Expose the LBMA? Of what exactly? Fractional Reserve Banking?
This article pre-supposes that to sell more of something than one has is "wrong". If that is the case, then the entire basis for modern banking is also "wrong".
And I find it laughable and naive that anyone who has witnessed the "too big to fail" money-fest of the past two years would believe for a second that JPMC, HSBC or any of the big bullion banks will be allowed to crash over something as petty as "insufficient reserves".
Please.
If the big boys aren't going down over the gargantuan clusterf*ck that is CDS, they're not going down over something as petty as gold.
This must be the worst, dumbest story I have yet seen on zero hedge. The writer of that paper has so many facts wrong its scary and he clearly hasnt done even the slightest bit of research.
This is the same as the idiots claiming having billions outstanding in interest rate swaps will cause the end of the world.
The LBMA good delivery bar is about 12kg. Allocated means you put a bar with a specific serial number into a security facility. when you wihtdraw it you get exactly same bar back. Unallocated means you get back a bar of same size but possibly a different serial number.
Paper trading rather than physical is done due to security risks.
What about the buy side of a day trade. I sell 100 tonnes in the morning and buy them back an hour later. This idiot is purely looking at the sell side as being 'evil'. People trade - get over it.
HSBC and JPM are minor players in gold OTC derivatives. The fact he claims they are 95% of the market shows how utterly clueless the writer is - ho doesnt understand and is publishing fantasy stories
Actually JPM and HSBC USA hold over 95% of all gold and precious metals derivatives of all US banks. The question is whether or not the COMEX and the LBMA have enough gold to meet a potential surge in demand. Considering all of the gold swaps that CBs have entered into with other CBs it is unknown as to who owns what and where the actual gold is stored.
As for Interest Rate swaps, at the current size of the IRS market it is not possible for them to be hedged. In other words as long as the music doesn't stop playing and liquidity doesn't tighten to the point where IRS counter-parties cannot meet payment obligations the system will drift along. However the day a liquidity panic like that happens, look out below for the US dollar and the US Treasury bond market. A spike in yields would surely occur, which would kill the consumer economy and the government's ability to finance its debts. This excess of un-collateralized IRS have allowed for interest rates to be lower than they would be according to the conventional market mechanism. This dynamic is similar to the uncollateralized CDS market. Of course once the music stopped there we all know what happened. IRS on the other hand have compromise the majority of OTC derivatives, and have grown exponentially over the past two years while the overall OTC derivatives market has slightly contracted.

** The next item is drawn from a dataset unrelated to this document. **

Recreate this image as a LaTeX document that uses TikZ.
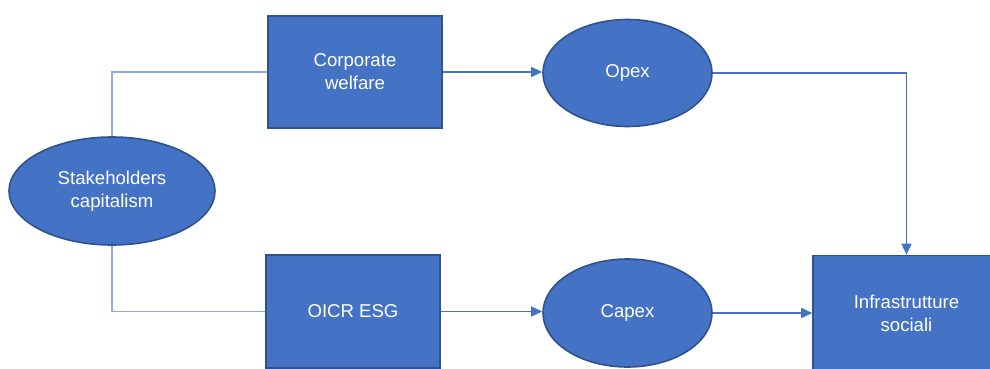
\documentclass[tikz,border=0pt]{standalone}
\usepackage{fontspec}
\setmainfont{Liberation Sans}
\usepackage{tikz}
\usetikzlibrary{shapes.geometric,arrows.meta}
\definecolor{boxblue}{HTML}{4472C4}
\definecolor{boxedge}{HTML}{2F528F}
\definecolor{linkblue}{HTML}{8FAADC}

\begin{document}
\begin{tikzpicture}[x=1pt,y=-1pt,
    box/.style={draw=boxedge,fill=boxblue,line width=1.6pt,text=white,
      align=center,inner sep=0pt,font=\fontsize{18.6}{23}\selectfont},
    rbox/.style={box,rectangle,minimum width=174pt,minimum height=112pt},
    ebox/.style={box,ellipse},
    link/.style={linkblue,line width=1.2pt},
    arr/.style={boxblue,line width=1.5pt,-{Triangle[length=11pt,width=10pt]}}]
          \useasboundingbox (0,0) rectangle (990,369);
          %\draw[very thin,lightgray] (0,0) grid[step=50] (990,369);
          \node[ebox,minimum width=206pt,minimum height=108pt] (stake)
          at (112,191) {Stakeholders\\capitalism};
          \node[rbox] (welfare) at (355,72) {Corporate\\welfare};
          \node[rbox,minimum height=113pt] (oicr) at (353,311.5) {OICR ESG};
          \node[ebox,minimum width=169pt,minimum height=107pt] (opex)
          at (627.5,73) {Opex};
          \node[ebox,minimum width=169pt,minimum height=108pt] (capex)
          at (627.5,313) {Capex};
          \node[rbox,minimum width=187pt,minimum height=115pt] (infra)
          at (906.5,313) {Infrastrutture\\sociali};
          \draw[link] (stake.north) |- (welfare.west);
          \draw[link] (stake.south) |- (oicr.west);
          \draw[arr] (welfare.east) -- (welfare.east -| opex.west);
          \draw[arr] (oicr.east) -- (oicr.east -| capex.west);
          \draw[arr] (opex.east) -| (infra.north);
          \draw[arr] (capex.east) -- (infra.west);
        \end{tikzpicture}
\end{document}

Am I the only one having a page not found error when trying to read the linked document ?
The 1 oz. Gold Maple Leaf is the way to go..
The Silver Maple Leaf is very good too.
Quality Real money... >> Monex . com
Glenn Beck on fox news is one of the few TV hosts
who have been warning the general public about
the games being played out ...
Google >> Pallet Tim
how bout a side order of bank run to go with april 15 national strike?